What We Do
We support the mandate and objectives of Project Ploughshares by:- Holding educational meetings, normally on the second Wednesday night of each month.
- Maintaining an office and resource centre staffed by our Program Director.
- Publishing a monthly newsletter.
- Sponsoring workshops and special events on peace and nonviolence.
- Providing schools, churches, and groups with resources, leaders, and resource persons on such topics as:
- conflict resolution for children/adults
- alternatives to war
- peace and violence in our culture
- disarmament of nuclear weapons
- control of small arms
Project Ploughshares Calgary has since 1982 supported the mandate and objectives of Project Ploughshares.
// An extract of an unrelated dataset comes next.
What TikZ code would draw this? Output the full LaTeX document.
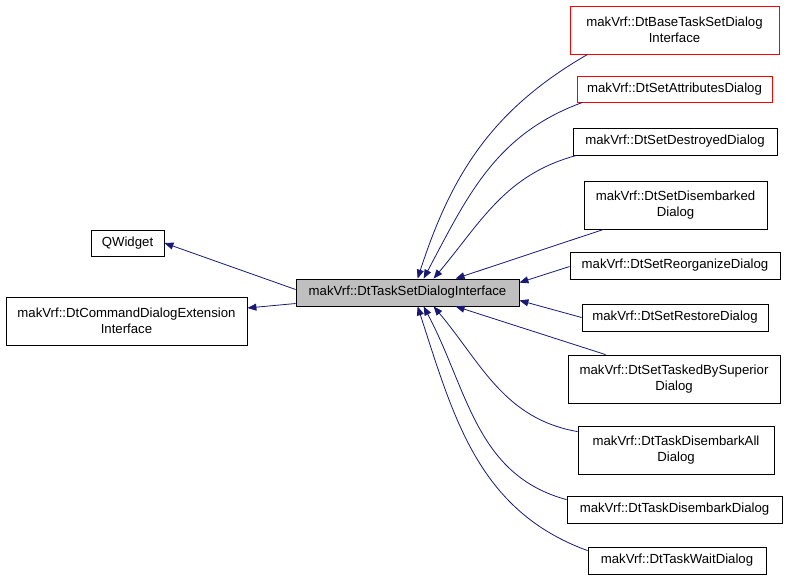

Some of these efforts include:
- Raising awareness about the testing of the cruise missile in Alberta.
- Working with other Calgary-based groups to have Calgary declared s a nuclear-weapon-free zone in 1987.
- Protesting Canadian participation in the US Strategic Defense Initiative (also known as Star Wars).
- Providing educational sessions on the concept of Common Security, which stressed in the nuclear age nations cannot achieve security at each other's expense.
- Supporting the World Court Project, a world-side campaign that resulted in the historic opinion from the International Court of Justice in 1996 that the threat or use of nuclear weapons is generally illegal.
- Supporting the campaign to ban landmines, which led to the Mine Ban Treaty signed in 1997 in Ottawa.
- Proving Calgary schools with workshops and Remembrance Day speakers.
- Marking September 21 the United Nations International Day of Peace.
- Supporting educational events for student through Educators for the Environment, Peace and Social Justice and Youth Action for Peace.
- Supporting the Control Arms Campaign, that calls for a global, legally binding agreement to control the irresponsible transfers of conventional weapons and munitions.
- Having the Mayor of Calgary join Mayors for Peace in 2005, an initiative of the Mayor of Hiroshima to offer cities a way to work together to press for nuclear abolition.
- Carrying out an anti-bullying project in schools in 1998 and 1999 using actors and skits in which students could help transform bullying situations - followed by Puppets for Peace project from 2001 to 2009 that used four interactive plays on bullying and empowerment, reaching over 40,000 students and teachers.